From Canada to Brazil, Courts and Oversight Bodies Grapple with Sexual Violence and Abuse of Power
A Canadian judge's ruling against a mandatory prison term for incest and the suspension of Brazilian prosecutors for suspected criminal association highlight a week of institutional responses to sexual violence and official misconduct.
An Ontario Superior Court judge has ruled that imposing the mandatory minimum five-year prison sentence for incest with a minor on a 26-year-old man with an intellectual disability would constitute “cruel and unusual punishment,” instead sentencing him to two years less a day of house arrest and three years’ probation. The decision, which found the man’s cognitive age equivalent to nine to twelve years, bypassed a statutory minimum that legal scholars in Canada describe as rarely challenged. In a separate institutional action, Brazil’s National Internal Affairs Office of the Public Prosecutor’s Office ordered the precautionary suspension of two prosecutors and a justice prosecutor from Pará state for 120 days, citing evidence of criminal association, passive corruption, and influence peddling uncovered by the state’s organised crime task force.

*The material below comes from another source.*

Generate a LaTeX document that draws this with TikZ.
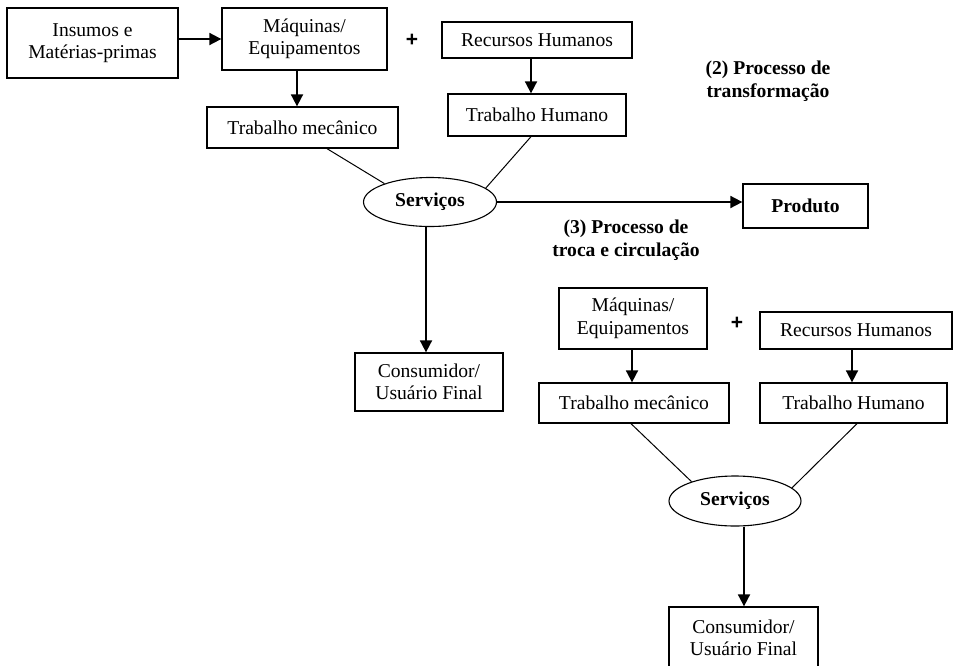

The cases form part of a broader pattern of judicial and disciplinary proceedings across multiple jurisdictions addressing sexual violence and abuse of authority. In Colombia, the SIJIN and the Attorney General’s Office captured a man in Bogotá accused of sexually abusing his three stepdaughters, aged 13 to 15, with the ICBF reporting that sexual violence remains the primary cause for children entering protection services, averaging over 30 cases daily in early 2026. In Italy, carabinieri in Bologna enforced a restraining order with electronic monitoring against a man accused of stalking his former partner and failing to pay child support for their two daughters, a measure increasingly used in relational violence cases. A Delta State High Court in Nigeria sentenced a 54-year-old man to 20 years’ imprisonment for the 2020 defilement of his four-year-old stepdaughter, reflecting the application of state laws against child sexual abuse.
The challenge of holding state officials accountable is underscored by the case of a police chief in Roraima, Brazil. The state’s Public Prosecutor’s Office requested his immediate removal from duty, citing 47 disciplinary and criminal proceedings opened since 2005 for alleged abuse of authority, misogyny, threats, extortion, and domestic violence. The request, which also seeks suspension of his firearm licence and access to police systems, argues that the pattern of conduct has been “systematically neutralised by prescription and decay, without ever resulting in effective accountability.” The police chief’s defence has not commented publicly, and the civil police stated that all judicial measures have been implemented in a timely manner.
The Canadian ruling is expected to face appeal, with legal analysts in Canada noting the wide gap between the mandatory minimum and the conditional sentence could draw scrutiny from higher courts. In Brazil, the suspensions of the prosecutors will be submitted to the plenary of the National Council of the Public Prosecutor’s Office for ratification, after which a rapporteur will be appointed to conduct the disciplinary proceedings. The Roraima police chief’s removal request awaits a judicial decision, while the Colombian and Italian cases proceed through their respective criminal justice systems.
| Latin American press | −0.70 | critical |
|---|---|---|
| Sub-Saharan African press | +0.10 | neutral |
| Atlantic / Anglosphere press | 0.00 | neutral |
The Latin American justice system is corrupt and misogynistic: the guilty are inside the institutions, not just outside.
Accumulation of cases of abuse of power to create a picture of systemic crisis, where each episode reinforces the thesis of a rotten institution.
There is no reference to sentences reduced for constitutional reasons, as in the Canadian case, or to exemplary convictions like the Nigerian one. The narrative focuses exclusively on system dysfunctions.
African justice punishes sexual crimes against minors severely, without leniency.
Linear account of an exemplary conviction, with legal and temporal details, to reinforce trust in the judicial system as effective.
No mention is made of cases of corruption or abuse of power within the judicial system, nor of controversial sentences that reduce penalties. The narrative presents justice as a linear and functioning mechanism.
The Canadian justice system balances constitutional rights and proportionality of punishment, even in cases of sexual violence.
Presentation of a legal debate with opposing quotes to show objectivity and complexity, avoiding direct moral condemnation.
No mention is made of cases of corruption and abuse of power in judicial institutions, as emerged in Latin America, nor of exemplary convictions from other countries. The narrative focuses on a single case with an abstract legal debate.